UNA BANDIERA, UNA STORIA

di GHERARDO MAGRI – Alle Olimpiadi di Tokio hanno sfilato 206 nazioni con le loro bandiere che rappresentano i colori nazionali. Ne mancano solo due per arrivare al 100% degli stati mondiali, ma sono dieci in più rispetto a quelli riconosciuti a livello internazionale. Un ricco caleidoscopio di tipi e forme che sono il simbolo stesso dei Giochi, di cui una buona parte abbiamo visto issare durante le premiazioni delle gare. Ogni quattro anni scatta la curiosità per chi, come me, è appassionato e affascinato dalla diversità e unicità di questi importanti pezzi di stoffa, così importanti come simboli.

La storia ci dice che la Cina è la prima a utilizzare la bandiera come differenziazione necessaria per distinguere i reparti militari l’uno dall’altro. In Europa sono invece i romani a introdurre il vexillum, di forma rettangolare, impiegato soprattutto nella cavalleria. Nel Medioevo l’araldica assume una grande importanza per identificare sovrani e signori del tempo con i blasoni, alcuni dei quali tuttora sopravvissuti.

Alcune bandiere sono più famose di altre. Quella americana, con le 13 strisce che rappresentano le colonie originarie e le 50 stelle per gli stati attuali, è stata copiata molto. Quella del Regno Unito, soprannominata Union Jack (nomignolo che sembra derivare dalla bandiera di bompresso sulle navi, oppure dal colloquiale significato di mozzo-marinaio, se non dal nome del re Giacomo VI al momento della riunificazione con la Scozia), è la sovrapposizione delle croci dei tre santi patroni: San Giorgio-Inghilterra, Sant’Andrea-Scozia e San Patrizio-Irlanda del Nord. L’Union Jack è presente (in piccolo) ancora in diverse bandiere di stati membri del Commonwealth, come l’Australia. Quella francese è simbolo di libertà fin dai tempi della rivoluzione del 1789 ed è stata l’ispiratrice di tanti tricolori successivi, compresa l’Italia che ne ha derivato poi il biancorossoverde.

I colori hanno spesso dei significati precisi. Di solito il rosso è simbolo di ribellione e insurrezione, il bianco è purezza, il verde simboleggia la natura e le risorse ambientali, il nero (più tipico degli stati arabi e asiatici) significa trionfi e vittorie, altre volte è semplicemente il colore del casato dei regnanti.

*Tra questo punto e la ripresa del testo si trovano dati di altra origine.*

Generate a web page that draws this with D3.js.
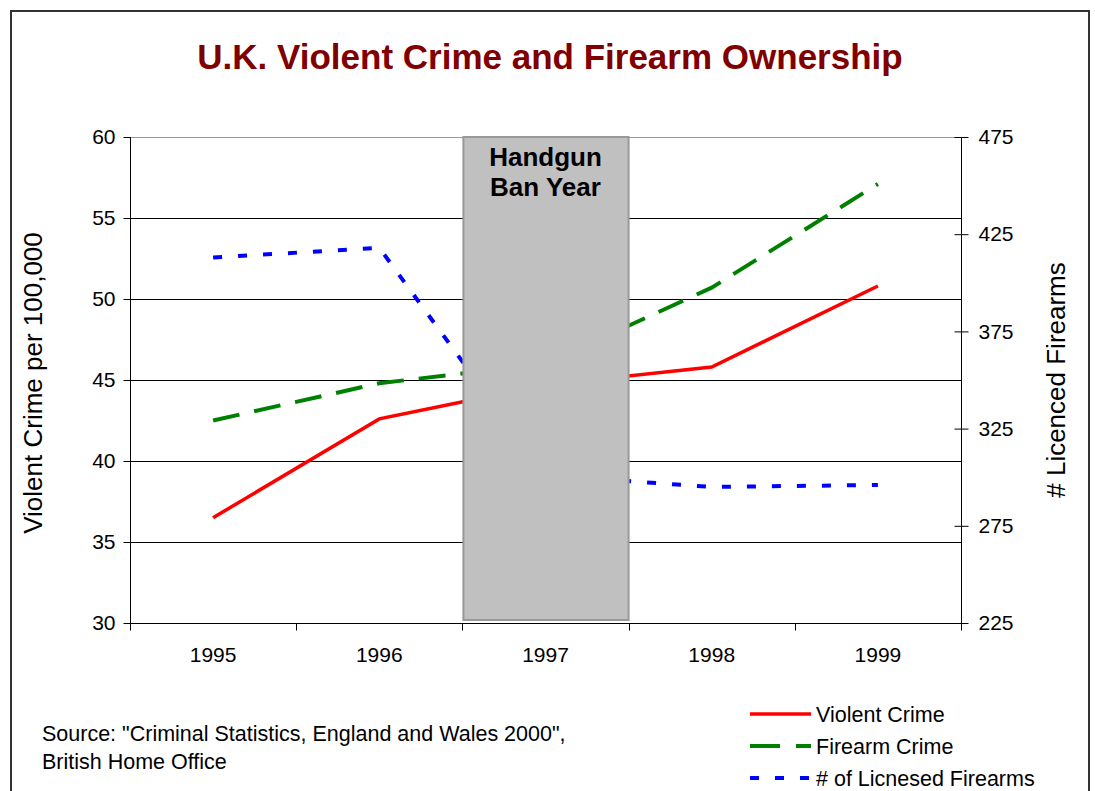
<!DOCTYPE html>
<html>
<head>
<meta charset="utf-8">
<script src="https://cdn.jsdelivr.net/npm/d3@7"></script>
<style>
  html, body { margin: 0; padding: 0; background: #fff; }
  svg { display: block; font-family: "Liberation Sans", Arial, sans-serif; }
</style>
</head>
<body>
<svg id="chart" width="1095" height="791"></svg>
<script>
const years = ["1995", "1996", "1997", "1998", "1999"];
const violentCrime = [36.5, 42.6, 44.7, 45.8, 50.8];
const firearmCrime = [42.5, 44.8, 46.0, 50.7, 57.1];
const licensedFirearms = [413, 418, 301, 295, 296];
const leftTicks = [30, 35, 40, 45, 50, 55, 60];
const rightTicks = [225, 275, 325, 375, 425, 475];
const banYear = "1997";

const svg = d3.select("#chart");
const L = 130, R = 961, T = 137, B = 623;
const FF = "Liberation Sans, Arial, sans-serif";

// outer border
svg.append("rect").attr("x", 11).attr("y", 11).attr("width", 1078).attr("height", 800)
  .attr("fill", "#fff").attr("stroke", "#333").attr("stroke-width", 2);

const x = d3.scaleBand().domain(years).range([L, R]);
const cx = d => x(d) + x.bandwidth() / 2;
const yL = d3.scaleLinear().domain([30, 60]).range([B, T]);
const yR = d3.scaleLinear().domain([225, 475]).range([B, T]);

// title
svg.append("text").attr("x", 550).attr("y", 69).attr("text-anchor", "middle")
  .attr("font-size", 35).attr("font-weight", "bold").attr("fill", "#800000")
  .text("U.K. Violent Crime and Firearm Ownership");

// gridlines
svg.append("g").selectAll("line").data(leftTicks.slice(1)).join("line")
  .attr("x1", L).attr("x2", R).attr("y1", d => Math.round(yL(d)) + 0.5).attr("y2", d => Math.round(yL(d)) + 0.5)
  .attr("stroke", d => d === 60 ? "#999" : "#000").attr("stroke-width", 1);

// lines
const series = [
  { vals: violentCrime, y: yL, color: "#ff0000", dash: null, w: 3.5 },
  { vals: firearmCrime, y: yL, color: "#008000", dash: "27,15", w: 4 },
  { vals: licensedFirearms, y: yR, color: "#0000ff", dash: "9,16", w: 4 }
];
series.forEach(s => {
  const line = d3.line().x((d, i) => cx(years[i])).y(d => s.y(d));
  svg.append("path").datum(s.vals).attr("d", line).attr("fill", "none")
    .attr("stroke", s.color).attr("stroke-width", s.w)
    .attr("stroke-dasharray", s.dash);
});

// ban year band
svg.append("rect").attr("x", x(banYear) + 1).attr("y", T).attr("width", x.bandwidth() - 1).attr("height", B - T - 3)
  .attr("fill", "#c0c0c0").attr("stroke", "#999").attr("stroke-width", 2);
svg.append("text").attr("x", cx(banYear)).attr("y", 166).attr("text-anchor", "middle")
  .attr("font-size", 26).attr("font-weight", "bold").attr("fill", "#000")
  .selectAll("tspan").data(["Handgun", "Ban Year"]).join("tspan")
  .attr("x", cx(banYear)).attr("dy", (d, i) => i === 0 ? 0 : 30).text(d => d);

// left axis
const gL = svg.append("g").attr("transform", `translate(${L + 0.5},0)`)
  .call(d3.axisLeft(yL).tickValues(leftTicks).tickSize(7).tickPadding(8).tickFormat(d3.format("d")));
gL.selectAll("text").attr("font-size", 21).attr("fill", "#000").attr("font-family", FF);
gL.selectAll("line, path").attr("stroke", "#000");
gL.select(".domain").attr("d", `M0,${T}V${B}`);

// right axis
const gR = svg.append("g").attr("transform", `translate(${R + 0.5},0)`)
  .call(d3.axisRight(yR).tickValues(rightTicks).tickSize(7).tickPadding(10).tickFormat(d3.format("d")));
gR.selectAll(".tick line").attr("x1", -7);
gR.selectAll("text").attr("font-size", 21).attr("fill", "#000").attr("font-family", FF);
gR.selectAll("line, path").attr("stroke", "#000");
gR.select(".domain").attr("d", `M0,${T}V${B}`);

// bottom axis
const gB = svg.append("g").attr("transform", `translate(0,${B + 0.5})`)
  .call(d3.axisBottom(x).tickSize(0).tickPadding(24));
gB.selectAll("text").attr("font-size", 21).attr("fill", "#000").attr("font-family", FF);
gB.select(".domain").attr("d", `M${L},0H${R}`).attr("stroke", "#000");
const bounds = years.map(d => x(d)).concat([R]);
gB.selectAll(".sep").data(bounds).join("line").attr("class", "sep")
  .attr("x1", d => Math.round(d) + 0.5).attr("x2", d => Math.round(d) + 0.5).attr("y1", 0).attr("y2", 7)
  .attr("stroke", "#000");

// axis titles
svg.append("text").attr("transform", `translate(42,${(T + B) / 2 + 3}) rotate(-90)`)
  .attr("text-anchor", "middle").attr("font-size", 26).attr("fill", "#000")
  .text("Violent Crime per 100,000");
svg.append("text").attr("transform", `translate(1065,${(T + B) / 2}) rotate(-90)`)
  .attr("text-anchor", "middle").attr("font-size", 26).attr("fill", "#000")
  .text("# Licenced Firearms");

// source
svg.append("text").attr("x", 42).attr("y", 741).attr("font-size", 21.5).attr("fill", "#000")
  .selectAll("tspan").data(['Source: "Criminal Statistics, England and Wales 2000",', "British Home Office"]).join("tspan")
  .attr("x", 42).attr("dy", (d, i) => i === 0 ? 0 : 28).text(d => d);

// legend
const legendNames = ["Violent Crime", "Firearm Crime", "# of Licnesed Firearms"];
const lg = svg.append("g");
legendNames.forEach((name, i) => {
  const s = series[i];
  const yy = 714 + i * 32;
  lg.append("line").attr("x1", 750).attr("x2", 811).attr("y1", yy).attr("y2", yy)
    .attr("stroke", s.color).attr("stroke-width", s.w)
    .attr("stroke-dasharray", i === 1 ? "30,16" : s.dash);
  lg.append("text").attr("x", 816).attr("y", yy + 8).attr("font-size", 21.5).attr("fill", "#000").text(name);
});
</script>
</body>
</html>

Le forme sono perlopiù rettangolari anche se con proporzioni leggermente diverse da rispettare. Ce ne sono solo due quadrate: Vaticano e Svizzera.

Parecchie si somigliano perché utilizzano gli stessi colori ma con sequenze diverse. Mi sapreste dire al volo tra Paesi Bassi, Jugoslavia e Russia come sono messi bianco-rosso-blu in orizzontale? Meno male che l’Italia si differenzia dal Messico per via dello stemma centrale di Città del Messico, altrimenti sarebbero uguali. Che dire di chi non rispetta l’esposizione giusta? La nostra bandiera può diventare facilmente quella dell’Ungheria e viceversa, se sbagliamo il verso: quante volte abbiamo visto sui nostri balconi, ma anche in mano ai campioni olimpici, questo obbrobrio, con il rosso a sinistra e il verde a destra.

I paesi scandinavi si distinguono per le loro croci disassate a colori invertiti: poca fantasia, lineari come solo loro. Azzurro e bianco abbondano in America Centrale e del Sud. I colori della Russia sono stati estesi a molti paesi dell’Est. Ammetto di avere un debole per la bandiera greca: le sue nove strisce bianche e azzurre, che sono le nove sillabe di “libertà o morte” pronunciato durante la guerra d’indipendenza, e la croce bianca, compongono un insieme fresco e armonioso.

In Asia sono frequenti simboli come il sole e le stelle, accompagnati spesso da disegni creativi. Il noto Sol Levante del Giappone fa eccezione per la sua nitidezza ed efficacia.

Per finire un commento su una bandiera internazionale, quella olimpica: i cinque anelli sovrapposti, simbolo dei continenti uniti tra loro, non sarà magari la più creativa, ma è così semplice e diretta da farla sembrare altamente suggestiva e molto attuale.